Metamorphic soles within ophiolite mélanges record key information on subduction initiation and evolution of paleo-oceans. Mafic granulite and amphibolite occur in metamorphic soles within the Saga and Bairang ophiolitic mélanges of the Yarlung Tsangbo suture zone, southern Tibet. In fresh mafic granulite, the early prograde assemblage (M1) is preserved as inclusions in the core of garnet. Minerals in matrix and garnet mantle define the peak metamorphic assemblage (M2). Near-isothermal decompression (M3) is recorded by the garnet rim and a symplectic corona. The mineral assemblage of the fresh amphibolite only records one major stage. Many samples were overprinted by strong metasomatism at sub-greenschist-facies conditions (M4). According to geochemical fingerprints, the soles originate from a mid-ocean-ridge environment with strong affinities to the non-metamorphic oceanic crust of the Yarlung Tsangbo ophiolites. P-T calculations of the granulites by pseudosection techniques, Zr-in-rutile and REE-based thermobarometry show ∼690-760°C/9.5-12.5 kbar for the prograde (M1) stage, 900-970°C/14-16 kbar for the peak (M2) stage followed by 902-983°C/9.5-12.6 kbar for the retrograde (M3) stage. From the amphibolite P-T conditions of <700-880°C/7-12.5 kbar were derived. This results in a clockwise trajectory with peak-high pressure to ultrahigh-temperature conditions characterizing a “hot” subduction environment. U-Pb dating of magmatic zircon yields ∼133-127 Ma as protolith ages of the soles, almost coeval with the igneous ages of the unmetamorphosed oceanic crust. U/Pb ages of metamorphic zircon show a similar range within uncertainties (∼131-119 Ma) indicating that initiation of subduction subsequently followed the protolith crystallisation.

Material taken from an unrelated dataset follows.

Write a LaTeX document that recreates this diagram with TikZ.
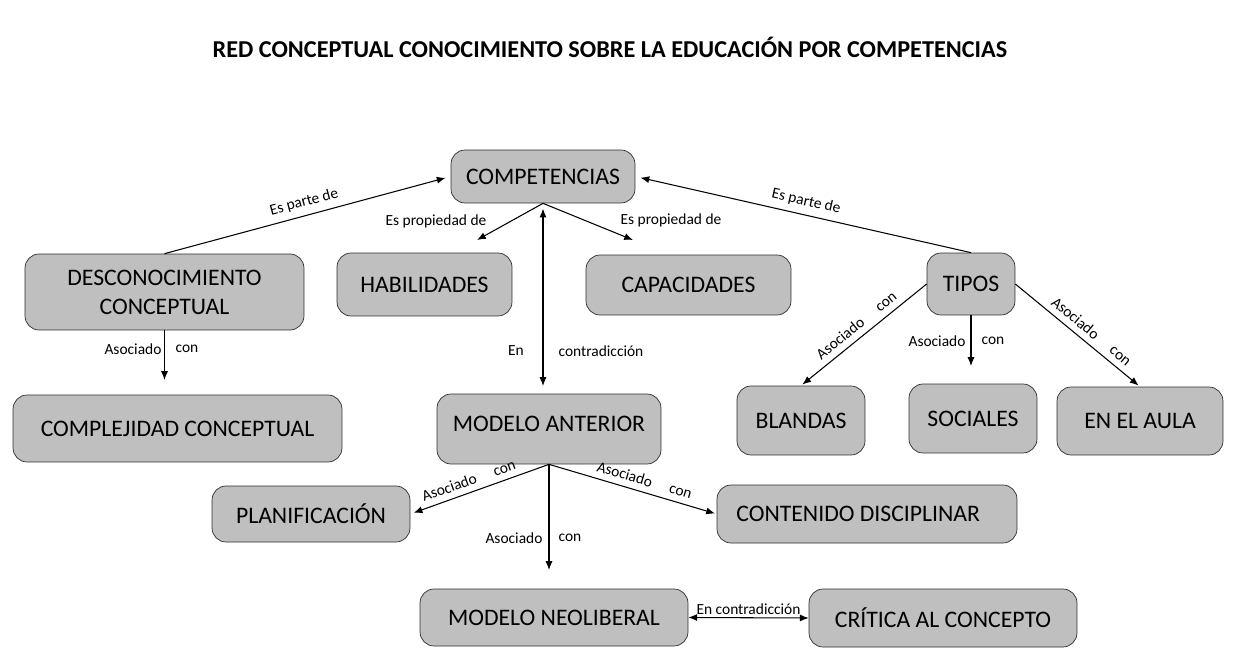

The metamorphic soles were subducted to a depth of 50 km triggering partial melting in the mantle wedge by dehydration reactions and formation of supra-subduction-zone magma. The mantle wedge became cooler and more buoyant when the subduction zone matured, which caused exhumation of the metamorphic soles and surrounding mantle rocks as well as cooling. A new model for a “hot” subduction initiation close to a mid-ocean ridge near the Asian margin is proposed based on the data from this study and previous studies. The relict mid-ocean-ridge basalts after subduction initiation and the subsequent supra-subduction-zone basalts formed the YTSZ ophiolites during ∼130-120 Ma.